10 April 2018

In one fell swoop

A group of researchers from the University of California at Los Angeles has modified the CRISPR genome editing technology, making it more efficient and faster.

Researchers are able to make the same changes in a large number of cells, but it was impossible to make thousands of different changes at the same time (in different parts of DNA).

Now, in the time it takes to edit and analyze several mutations, tens of thousands of changes can be made. The acceleration of the process will not affect the quality and accuracy of editing.

The CRISPR system consists of two components. These are the so–called genetic scissors - the Cas9 enzyme, which dissects the DNA chain in the necessary places, and the guiding RNA molecule, which points the scissors to the target. Cas9 removes the target gene, and a healthy gene is usually inserted in its place.

In order for CRISPR to remove the desired gene, both components must work correctly. How to achieve the same accuracy on the scale of not one, but tens of thousands of cells?

Researchers have invented a method consisting in physically connecting thousands of guides with scissors, in the form of such a set they are precisely delivered to each cell.

At first, the method was tested to edit eight unique genes in yeast cells simultaneously. To evaluate the result, the authors sequenced the target DNA sites. The desired mutations were present in 95% of cases, which is an indicator of the high efficiency of the method.

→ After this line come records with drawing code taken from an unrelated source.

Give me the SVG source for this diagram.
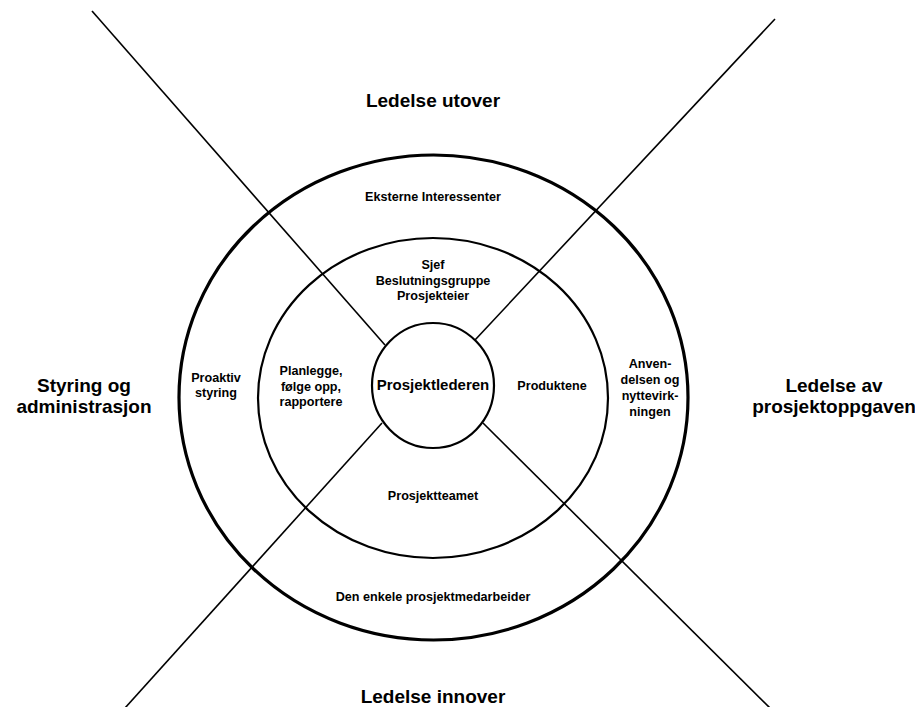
<svg xmlns="http://www.w3.org/2000/svg" width="915" height="707" viewBox="0 0 915 707">
  <style>
    text { font-family: "Liberation Sans", Arial, sans-serif; font-weight: bold; fill: #000; text-anchor: middle; }
    .big { font-size: 19px; }
    .mid { font-size: 15px; }
    .small { font-size: 12.6px; }
    .ring { fill: none; stroke: #000; }
    .axis { stroke: #000; stroke-width: 1.6; fill: none; }
  </style>
  <rect width="915" height="707" fill="#fff"/>

  <!-- diagonal dividers -->
  <g id="connectors">
    <line class="axis" x1="92" y1="11" x2="385" y2="345"/>
    <line class="axis" x1="775" y1="19" x2="475" y2="340"/>
    <line class="axis" x1="382" y1="423" x2="125" y2="708"/>
    <line class="axis" x1="483" y1="423" x2="770" y2="708"/>
  </g>

  <!-- rings -->
  <g id="outer-ring">
    <ellipse class="ring" cx="433.5" cy="397.5" rx="254.5" ry="242.5" stroke-width="3.2"/>
    <text class="small" x="433" y="201">Eksterne Interessenter</text>
    <text class="small" x="216" y="382">Proaktiv</text>
    <text class="small" x="216" y="397">styring</text>
    <text class="small" x="650" y="368">Anven-</text>
    <text class="small" x="650" y="384">delsen og</text>
    <text class="small" x="650" y="400">nyttevirk-</text>
    <text class="small" x="650" y="416">ningen</text>
    <text class="small" x="433" y="601">Den enkele prosjektmedarbeider</text>
  </g>

  <g id="middle-ring">
    <ellipse class="ring" cx="433" cy="398" rx="175" ry="160" stroke-width="2.2"/>
    <text class="small" x="433" y="269">Sjef</text>
    <text class="small" x="433" y="285">Beslutningsgruppe</text>
    <text class="small" x="433" y="300">Prosjekteier</text>
    <text class="small" x="311" y="375">Planlegge,</text>
    <text class="small" x="311" y="391">følge opp,</text>
    <text class="small" x="311" y="406">rapportere</text>
    <text class="small" x="552" y="390">Produktene</text>
    <text class="small" x="433" y="500">Prosjektteamet</text>
  </g>

  <g id="center">
    <ellipse class="ring" cx="433" cy="385.5" rx="61" ry="62.5" stroke-width="2.2"/>
    <text class="mid" x="433" y="390">Prosjektlederen</text>
  </g>

  <!-- quadrant headings -->
  <g id="heading-top"><text class="big" x="433" y="107">Ledelse utover</text></g>
  <g id="heading-left">
    <text class="big" x="84" y="392">Styring og</text>
    <text class="big" x="84" y="413">administrasjon</text>
  </g>
  <g id="heading-right">
    <text class="big" x="834" y="392">Ledelse av</text>
    <text class="big" x="834" y="413">prosjektoppgaven</text>
  </g>
  <g id="heading-bottom"><text class="big" x="433" y="703">Ledelse innover</text></g>
</svg>
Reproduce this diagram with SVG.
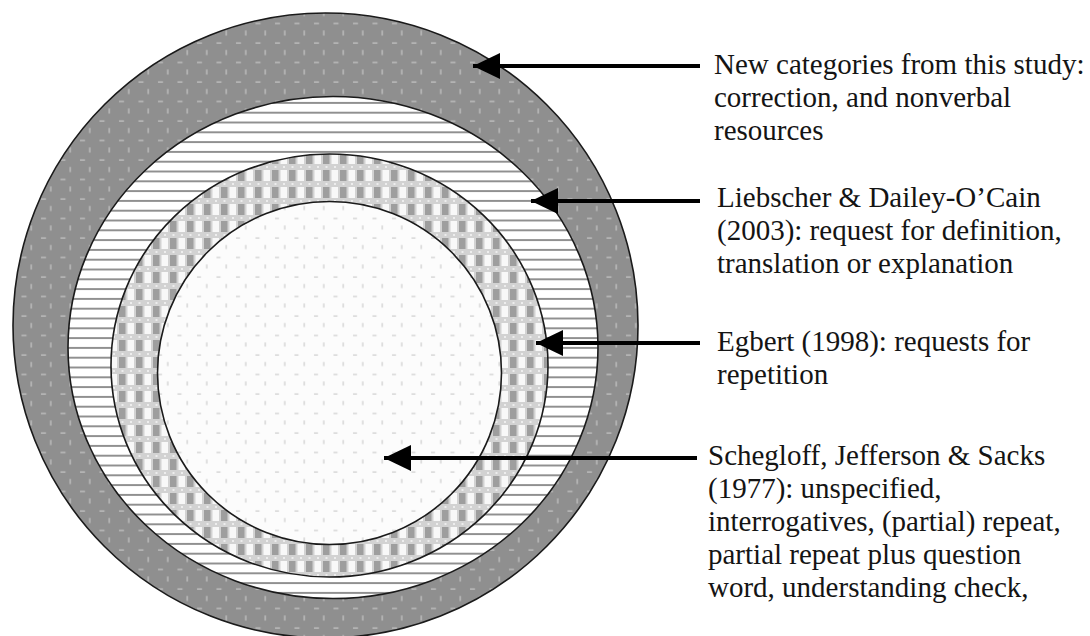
<svg xmlns="http://www.w3.org/2000/svg" width="1090" height="636" viewBox="0 0 1090 636">
  <style>
    .ring { stroke: #1a1a1a; stroke-width: 1.6; }
    .lbl { font-family: "Liberation Serif", "Times New Roman", serif; font-size: 29px; fill: #141414; }
    .arr { stroke: #000; stroke-width: 4; fill: none; marker-start: url(#head); }
  </style>
  <defs>
    <pattern id="pOuter" patternUnits="userSpaceOnUse" width="19.5" height="19.5">
      <rect width="19.5" height="19.5" fill="#8f8f8f"/>
      <line x1="2" y1="4" x2="7" y2="4" stroke="#d2d2d2" stroke-width="1"/>
      <line x1="11.75" y1="11" x2="11.75" y2="16" stroke="#d2d2d2" stroke-width="1"/>
    </pattern>
    <pattern id="pStripes" patternUnits="userSpaceOnUse" width="20" height="9.8">
      <rect width="20" height="9.8" fill="#ffffff"/>
      <line x1="0" y1="4.9" x2="20" y2="4.9" stroke="#4a4a4a" stroke-width="1.2"/>
    </pattern>
    <pattern id="pCheck" patternUnits="userSpaceOnUse" width="17" height="17">
      <rect width="17" height="17" fill="#d2d2d2"/>
      <rect x="0" y="0" width="6.5" height="11" fill="#9e9e9e"/>
      <rect x="8.5" y="0" width="6.5" height="11" fill="#f8f8f8"/>
      <rect x="2.5" y="13" width="2" height="2" fill="#ededed"/>
      <rect x="11" y="13" width="2" height="2" fill="#ededed"/>
    </pattern>
    <pattern id="pInner" patternUnits="userSpaceOnUse" width="19.5" height="19.5">
      <rect width="19.5" height="19.5" fill="#fcfcfc"/>
      <line x1="2" y1="4" x2="6" y2="4" stroke="#c4c4c4" stroke-width="1"/>
      <line x1="11.75" y1="11" x2="11.75" y2="15" stroke="#c4c4c4" stroke-width="1"/>
    </pattern>
    <marker id="head" markerUnits="userSpaceOnUse" markerWidth="30" markerHeight="30" refX="0" refY="13" orient="auto" viewBox="0 0 30 26" overflow="visible">
      <path d="M0,13 L27,0 L27,26 Z" fill="#000"/>
    </marker>
  </defs>
  <rect width="1090" height="636" fill="#ffffff"/>

  <g id="ring-new-categories">
    <circle class="ring" cx="325.5" cy="325.5" r="312.5" fill="url(#pOuter)"/>
  </g>
  <g id="ring-liebscher">
    <ellipse class="ring" cx="333" cy="347.5" rx="265" ry="251" fill="url(#pStripes)"/>
  </g>
  <g id="ring-egbert">
    <ellipse class="ring" cx="329.5" cy="365.5" rx="218.5" ry="211.5" fill="url(#pCheck)"/>
  </g>
  <g id="core-schegloff">
    <ellipse class="ring" cx="329.5" cy="373" rx="172" ry="171.5" fill="url(#pInner)"/>
  </g>

  <g id="connectors">
    <path class="arr" d="M473,66 H700"/>
    <path class="arr" d="M531,201 H700"/>
    <path class="arr" d="M536,343 H700"/>
    <path class="arr" d="M384,458 H697"/>
  </g>

  <g id="label-new-categories">
    <text class="lbl" x="714" y="74">New categories from this study:</text>
    <text class="lbl" x="714" y="107">correction, and nonverbal</text>
    <text class="lbl" x="714" y="140">resources</text>
  </g>
  <g id="label-liebscher">
    <text class="lbl" x="717" y="207">Liebscher &amp; Dailey-O’Cain</text>
    <text class="lbl" x="717" y="240">(2003): request for definition,</text>
    <text class="lbl" x="717" y="273">translation or explanation</text>
  </g>
  <g id="label-egbert">
    <text class="lbl" x="717" y="351">Egbert (1998): requests for</text>
    <text class="lbl" x="717" y="384">repetition</text>
  </g>
  <g id="label-schegloff">
    <text class="lbl" x="708" y="465">Schegloff, Jefferson &amp; Sacks</text>
    <text class="lbl" x="708" y="498">(1977): unspecified,</text>
    <text class="lbl" x="708" y="531">interrogatives, (partial) repeat,</text>
    <text class="lbl" x="708" y="564">partial repeat plus question</text>
    <text class="lbl" x="708" y="597">word, understanding check,</text>
  </g>
</svg>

Then the authors created a pool of more than 10,000 different pairs of the CRISPR system. They targeted sections of DNA – 1034 genes in each yeast cell that are considered vital. Each of these pairs replaced a certain section of a certain gene with a stop codon that stops the ribosome from working.

Every 24 hours for four days, scientists counted living and dead cells. The authors found that many genes that were previously considered vital to the cell are not.

The improvement of CRISPR technology will certainly help scientists quickly distinguish mutations of vital genes from harmless changes. The ability to edit a large number of different sections of DNA at the same time will eventually lead to the identification of mutations that are the true cause of a particular genetic disease.

Article by M. J. Sadhu et al. Highly parallel genome variant engineering with CRISPR–Cas9 is published in the journal Nature Genetics.